== Task prompt ==
Repeat the data word for word. Do not include the pictures.
===== Collected material
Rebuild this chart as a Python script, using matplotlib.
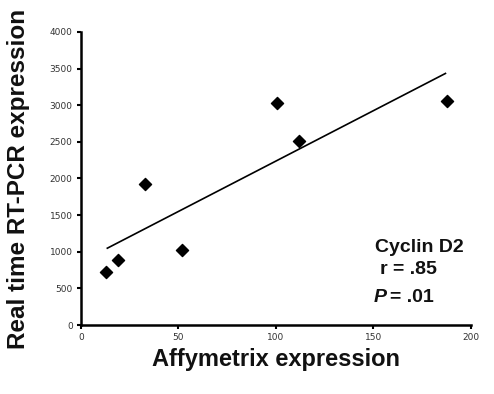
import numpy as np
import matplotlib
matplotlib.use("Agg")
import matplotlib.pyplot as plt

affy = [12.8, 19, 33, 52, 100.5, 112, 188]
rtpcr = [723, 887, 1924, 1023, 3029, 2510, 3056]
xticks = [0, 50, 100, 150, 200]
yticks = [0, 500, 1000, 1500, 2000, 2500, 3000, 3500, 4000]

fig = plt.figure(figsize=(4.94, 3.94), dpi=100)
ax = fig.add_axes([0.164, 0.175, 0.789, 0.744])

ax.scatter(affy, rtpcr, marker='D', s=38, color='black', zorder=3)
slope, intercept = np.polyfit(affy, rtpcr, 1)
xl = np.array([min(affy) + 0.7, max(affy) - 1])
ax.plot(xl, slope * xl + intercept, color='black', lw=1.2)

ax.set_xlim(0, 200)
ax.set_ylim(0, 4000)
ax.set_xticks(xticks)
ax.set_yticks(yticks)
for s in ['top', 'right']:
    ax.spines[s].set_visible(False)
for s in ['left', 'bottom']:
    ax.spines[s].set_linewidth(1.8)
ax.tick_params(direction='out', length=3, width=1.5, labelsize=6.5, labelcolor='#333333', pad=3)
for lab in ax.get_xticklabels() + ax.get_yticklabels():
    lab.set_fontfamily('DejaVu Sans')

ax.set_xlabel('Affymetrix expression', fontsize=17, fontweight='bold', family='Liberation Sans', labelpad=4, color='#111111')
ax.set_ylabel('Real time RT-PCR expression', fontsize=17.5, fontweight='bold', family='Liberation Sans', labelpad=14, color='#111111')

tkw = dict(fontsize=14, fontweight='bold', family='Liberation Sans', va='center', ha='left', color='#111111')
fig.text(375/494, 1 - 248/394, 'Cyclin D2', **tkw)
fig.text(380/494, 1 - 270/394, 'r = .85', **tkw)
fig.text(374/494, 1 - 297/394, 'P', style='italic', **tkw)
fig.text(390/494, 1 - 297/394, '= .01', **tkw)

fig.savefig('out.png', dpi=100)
==========
== Exercise response ==
Rebuild this chart as a Python script, using matplotlib.
import numpy as np
import matplotlib
matplotlib.use("Agg")
import matplotlib.pyplot as plt

affy = [12.8, 19, 33, 52, 100.5, 112, 188]
rtpcr = [723, 887, 1924, 1023, 3029, 2510, 3056]
xticks = [0, 50, 100, 150, 200]
yticks = [0, 500, 1000, 1500, 2000, 2500, 3000, 3500, 4000]

fig = plt.figure(figsize=(4.94, 3.94), dpi=100)
ax = fig.add_axes([0.164, 0.175, 0.789, 0.744])

ax.scatter(affy, rtpcr, marker='D', s=38, color='black', zorder=3)
slope, intercept = np.polyfit(affy, rtpcr, 1)
xl = np.array([min(affy) + 0.7, max(affy) - 1])
ax.plot(xl, slope * xl + intercept, color='black', lw=1.2)

ax.set_xlim(0, 200)
ax.set_ylim(0, 4000)
ax.set_xticks(xticks)
ax.set_yticks(yticks)
for s in ['top', 'right']:
    ax.spines[s].set_visible(False)
for s in ['left', 'bottom']:
    ax.spines[s].set_linewidth(1.8)
ax.tick_params(direction='out', length=3, width=1.5, labelsize=6.5, labelcolor='#333333', pad=3)
for lab in ax.get_xticklabels() + ax.get_yticklabels():
    lab.set_fontfamily('DejaVu Sans')

ax.set_xlabel('Affymetrix expression', fontsize=17, fontweight='bold', family='Liberation Sans', labelpad=4, color='#111111')
ax.set_ylabel('Real time RT-PCR expression', fontsize=17.5, fontweight='bold', family='Liberation Sans', labelpad=14, color='#111111')

tkw = dict(fontsize=14, fontweight='bold', family='Liberation Sans', va='center', ha='left', color='#111111')
fig.text(375/494, 1 - 248/394, 'Cyclin D2', **tkw)
fig.text(380/494, 1 - 270/394, 'r = .85', **tkw)
fig.text(374/494, 1 - 297/394, 'P', style='italic', **tkw)
fig.text(390/494, 1 - 297/394, '= .01', **tkw)

fig.savefig('out.png', dpi=100)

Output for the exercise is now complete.